● **Task goal**: Copy every line from the data below in which the string "that" can be found.

● **Material provided**:
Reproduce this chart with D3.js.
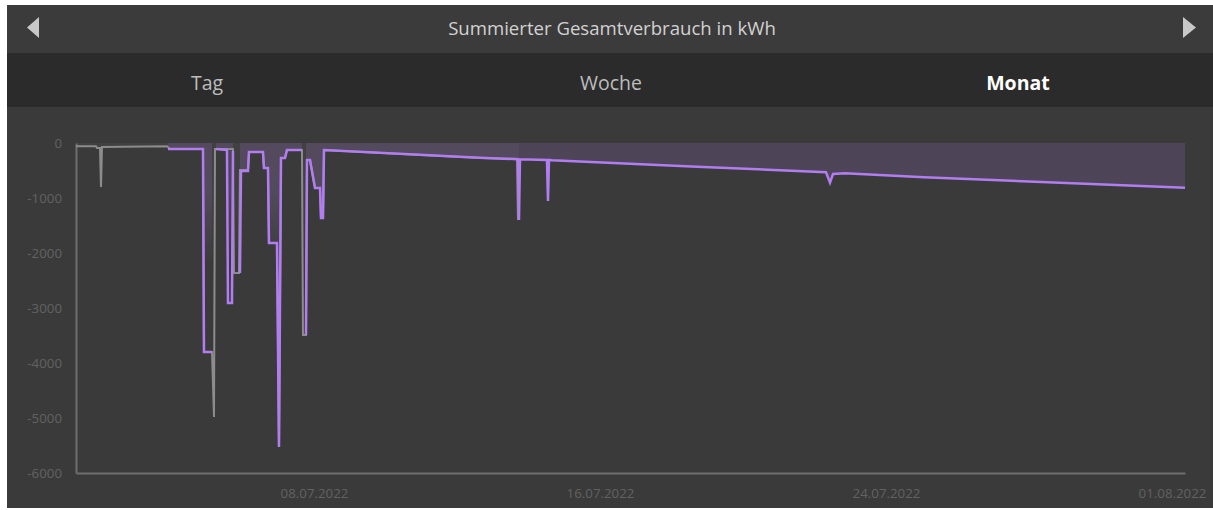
---
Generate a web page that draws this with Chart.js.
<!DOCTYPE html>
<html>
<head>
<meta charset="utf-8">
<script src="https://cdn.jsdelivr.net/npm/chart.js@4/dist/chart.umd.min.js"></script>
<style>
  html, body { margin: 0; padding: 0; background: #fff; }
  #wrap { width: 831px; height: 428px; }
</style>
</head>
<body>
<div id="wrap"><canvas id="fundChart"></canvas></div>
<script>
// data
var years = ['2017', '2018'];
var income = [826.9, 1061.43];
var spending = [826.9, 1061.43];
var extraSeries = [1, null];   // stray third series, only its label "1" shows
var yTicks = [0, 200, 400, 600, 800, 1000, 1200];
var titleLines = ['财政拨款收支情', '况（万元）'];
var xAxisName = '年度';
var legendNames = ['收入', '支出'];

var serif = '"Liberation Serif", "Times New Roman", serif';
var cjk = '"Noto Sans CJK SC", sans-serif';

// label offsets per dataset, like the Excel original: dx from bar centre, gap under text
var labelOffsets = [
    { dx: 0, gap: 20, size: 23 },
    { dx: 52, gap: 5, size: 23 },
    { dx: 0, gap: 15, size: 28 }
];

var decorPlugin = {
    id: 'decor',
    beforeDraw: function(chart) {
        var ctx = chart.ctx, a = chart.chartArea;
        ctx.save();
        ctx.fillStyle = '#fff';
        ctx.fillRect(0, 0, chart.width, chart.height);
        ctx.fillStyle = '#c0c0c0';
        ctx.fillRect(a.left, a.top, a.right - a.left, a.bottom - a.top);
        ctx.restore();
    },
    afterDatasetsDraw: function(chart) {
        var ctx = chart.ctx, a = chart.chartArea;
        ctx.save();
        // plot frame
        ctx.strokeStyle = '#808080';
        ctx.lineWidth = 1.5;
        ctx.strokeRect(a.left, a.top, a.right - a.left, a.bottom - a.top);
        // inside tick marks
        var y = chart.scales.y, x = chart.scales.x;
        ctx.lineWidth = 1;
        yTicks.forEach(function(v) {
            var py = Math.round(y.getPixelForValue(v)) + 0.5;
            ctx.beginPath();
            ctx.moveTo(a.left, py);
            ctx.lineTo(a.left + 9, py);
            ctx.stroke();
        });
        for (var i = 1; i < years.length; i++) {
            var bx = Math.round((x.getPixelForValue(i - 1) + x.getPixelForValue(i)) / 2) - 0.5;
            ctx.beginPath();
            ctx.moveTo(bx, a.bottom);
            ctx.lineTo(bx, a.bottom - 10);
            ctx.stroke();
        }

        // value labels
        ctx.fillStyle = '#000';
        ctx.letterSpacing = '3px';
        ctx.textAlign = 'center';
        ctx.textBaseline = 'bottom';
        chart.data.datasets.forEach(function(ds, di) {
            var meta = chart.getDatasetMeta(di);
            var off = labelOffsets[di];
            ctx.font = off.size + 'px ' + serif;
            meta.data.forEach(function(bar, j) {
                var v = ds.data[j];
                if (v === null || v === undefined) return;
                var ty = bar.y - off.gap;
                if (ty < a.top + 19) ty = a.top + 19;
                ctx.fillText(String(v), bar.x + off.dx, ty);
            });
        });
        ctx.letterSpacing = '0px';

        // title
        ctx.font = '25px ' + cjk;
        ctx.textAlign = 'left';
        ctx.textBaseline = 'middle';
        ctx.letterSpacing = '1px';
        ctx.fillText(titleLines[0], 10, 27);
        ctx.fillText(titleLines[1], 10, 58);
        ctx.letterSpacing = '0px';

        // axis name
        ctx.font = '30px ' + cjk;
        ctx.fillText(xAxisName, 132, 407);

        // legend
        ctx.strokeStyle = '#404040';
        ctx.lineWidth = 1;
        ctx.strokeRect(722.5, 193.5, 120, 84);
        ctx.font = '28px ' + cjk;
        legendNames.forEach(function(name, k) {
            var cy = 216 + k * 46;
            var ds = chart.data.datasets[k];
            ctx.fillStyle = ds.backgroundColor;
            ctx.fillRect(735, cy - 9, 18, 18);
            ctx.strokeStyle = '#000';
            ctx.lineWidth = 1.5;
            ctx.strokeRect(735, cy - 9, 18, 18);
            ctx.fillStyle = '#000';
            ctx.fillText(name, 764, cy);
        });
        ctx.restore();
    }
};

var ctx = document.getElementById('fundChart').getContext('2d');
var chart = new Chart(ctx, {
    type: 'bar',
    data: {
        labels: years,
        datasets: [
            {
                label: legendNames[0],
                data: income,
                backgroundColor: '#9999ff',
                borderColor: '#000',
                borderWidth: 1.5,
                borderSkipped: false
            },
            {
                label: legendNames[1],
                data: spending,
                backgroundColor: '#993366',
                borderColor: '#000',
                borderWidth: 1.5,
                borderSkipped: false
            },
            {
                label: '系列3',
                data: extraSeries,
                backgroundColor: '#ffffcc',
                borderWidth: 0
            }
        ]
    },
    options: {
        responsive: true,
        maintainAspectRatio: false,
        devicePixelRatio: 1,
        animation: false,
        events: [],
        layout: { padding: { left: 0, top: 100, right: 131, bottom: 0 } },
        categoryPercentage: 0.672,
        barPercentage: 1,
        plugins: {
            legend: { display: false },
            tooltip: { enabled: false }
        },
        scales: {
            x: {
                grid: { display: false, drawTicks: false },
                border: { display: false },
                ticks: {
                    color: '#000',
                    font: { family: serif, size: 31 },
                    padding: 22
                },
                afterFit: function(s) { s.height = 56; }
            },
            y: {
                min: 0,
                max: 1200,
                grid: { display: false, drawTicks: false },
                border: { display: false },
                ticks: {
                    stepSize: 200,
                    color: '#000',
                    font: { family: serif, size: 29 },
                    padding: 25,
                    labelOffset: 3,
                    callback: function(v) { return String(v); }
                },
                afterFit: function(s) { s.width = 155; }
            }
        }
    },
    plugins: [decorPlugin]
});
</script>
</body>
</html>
---
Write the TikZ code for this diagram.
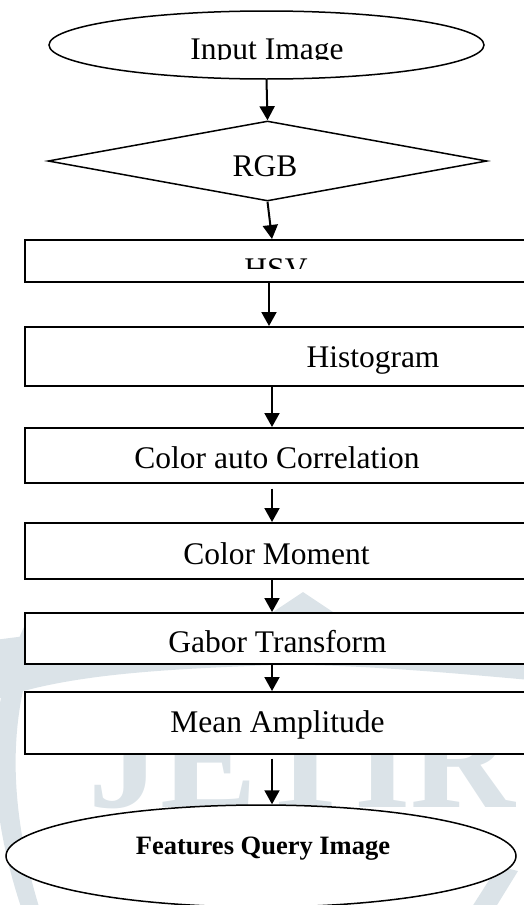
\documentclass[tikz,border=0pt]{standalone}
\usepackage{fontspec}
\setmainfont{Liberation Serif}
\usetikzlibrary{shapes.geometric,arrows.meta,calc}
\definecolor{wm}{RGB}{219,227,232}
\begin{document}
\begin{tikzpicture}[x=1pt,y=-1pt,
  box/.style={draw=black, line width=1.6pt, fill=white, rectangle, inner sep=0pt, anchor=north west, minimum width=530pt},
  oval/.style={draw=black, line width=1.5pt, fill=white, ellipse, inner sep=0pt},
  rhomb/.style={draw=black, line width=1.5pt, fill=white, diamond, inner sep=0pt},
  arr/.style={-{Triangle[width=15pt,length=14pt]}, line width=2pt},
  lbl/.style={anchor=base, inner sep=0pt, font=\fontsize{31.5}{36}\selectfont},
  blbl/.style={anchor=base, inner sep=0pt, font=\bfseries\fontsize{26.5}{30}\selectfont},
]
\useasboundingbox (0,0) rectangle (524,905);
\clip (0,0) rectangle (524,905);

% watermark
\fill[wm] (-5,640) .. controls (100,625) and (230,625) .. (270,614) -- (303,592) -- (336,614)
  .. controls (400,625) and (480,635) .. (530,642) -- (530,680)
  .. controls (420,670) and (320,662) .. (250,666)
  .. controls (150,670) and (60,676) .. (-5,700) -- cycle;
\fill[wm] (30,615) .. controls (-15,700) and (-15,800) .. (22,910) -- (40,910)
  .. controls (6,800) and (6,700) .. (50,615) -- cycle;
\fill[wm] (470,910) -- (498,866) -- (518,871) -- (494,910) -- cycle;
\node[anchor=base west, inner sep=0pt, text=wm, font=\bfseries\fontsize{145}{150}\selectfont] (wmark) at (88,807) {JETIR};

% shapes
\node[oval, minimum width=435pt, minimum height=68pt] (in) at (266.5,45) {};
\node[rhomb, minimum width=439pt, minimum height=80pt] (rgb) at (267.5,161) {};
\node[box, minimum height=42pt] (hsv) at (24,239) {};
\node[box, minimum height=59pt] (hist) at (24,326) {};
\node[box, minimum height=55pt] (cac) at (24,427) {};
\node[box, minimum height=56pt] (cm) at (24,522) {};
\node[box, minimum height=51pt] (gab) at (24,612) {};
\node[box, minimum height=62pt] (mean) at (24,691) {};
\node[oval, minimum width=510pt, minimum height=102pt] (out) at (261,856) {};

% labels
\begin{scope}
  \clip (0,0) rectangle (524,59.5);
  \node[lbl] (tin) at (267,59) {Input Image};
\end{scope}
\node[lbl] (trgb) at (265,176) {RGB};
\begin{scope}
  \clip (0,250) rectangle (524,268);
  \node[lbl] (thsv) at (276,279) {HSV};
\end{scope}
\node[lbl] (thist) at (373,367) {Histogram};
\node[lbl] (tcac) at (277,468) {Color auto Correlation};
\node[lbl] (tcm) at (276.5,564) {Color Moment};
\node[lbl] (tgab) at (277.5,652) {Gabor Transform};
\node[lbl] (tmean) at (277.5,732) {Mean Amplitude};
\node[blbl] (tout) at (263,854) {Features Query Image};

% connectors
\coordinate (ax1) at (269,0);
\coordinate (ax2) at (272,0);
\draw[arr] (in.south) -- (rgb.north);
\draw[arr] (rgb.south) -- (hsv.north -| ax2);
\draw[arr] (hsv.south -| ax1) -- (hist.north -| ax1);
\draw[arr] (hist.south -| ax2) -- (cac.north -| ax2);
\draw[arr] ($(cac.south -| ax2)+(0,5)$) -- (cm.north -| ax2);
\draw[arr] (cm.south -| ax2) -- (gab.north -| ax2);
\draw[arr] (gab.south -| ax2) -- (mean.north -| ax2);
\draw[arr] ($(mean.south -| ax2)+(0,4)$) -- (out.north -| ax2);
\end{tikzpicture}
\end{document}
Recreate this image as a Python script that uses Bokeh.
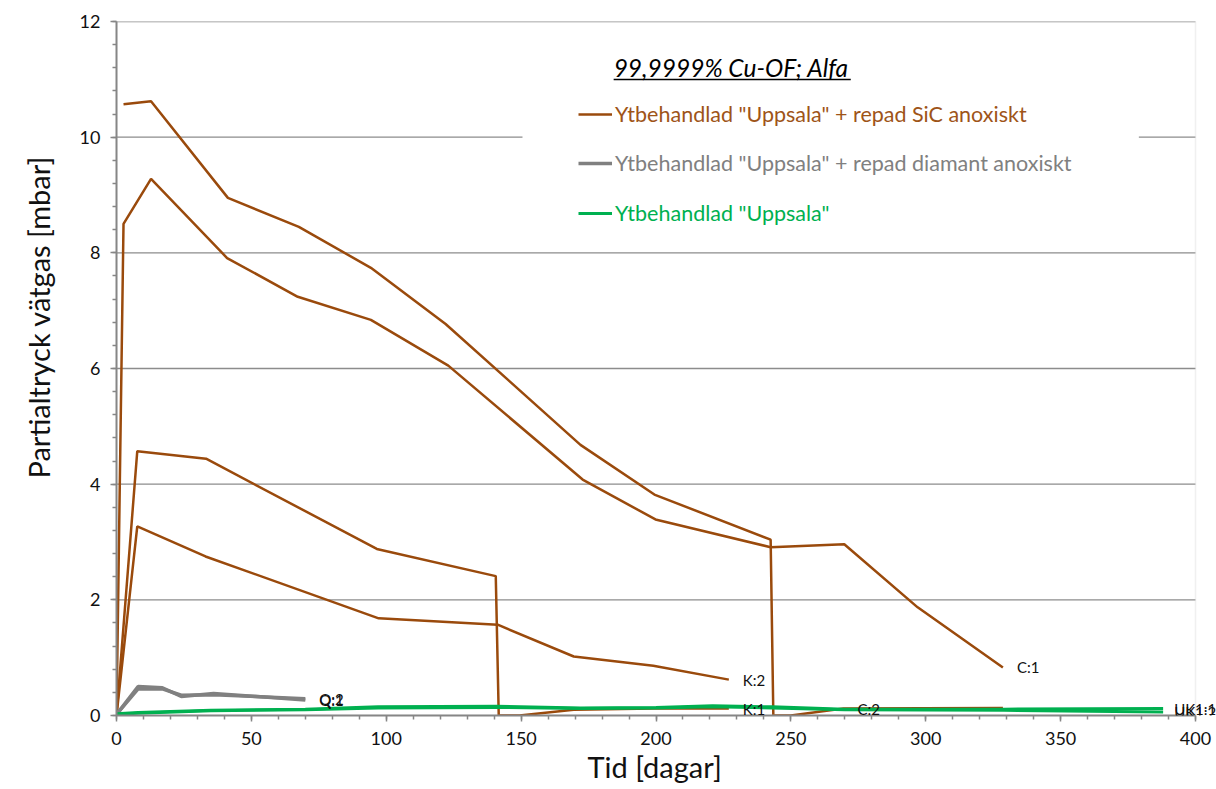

● **Answer to the task**:
Generate a web page that draws this with Chart.js.
Recreate this image as a Python script that uses Bokeh.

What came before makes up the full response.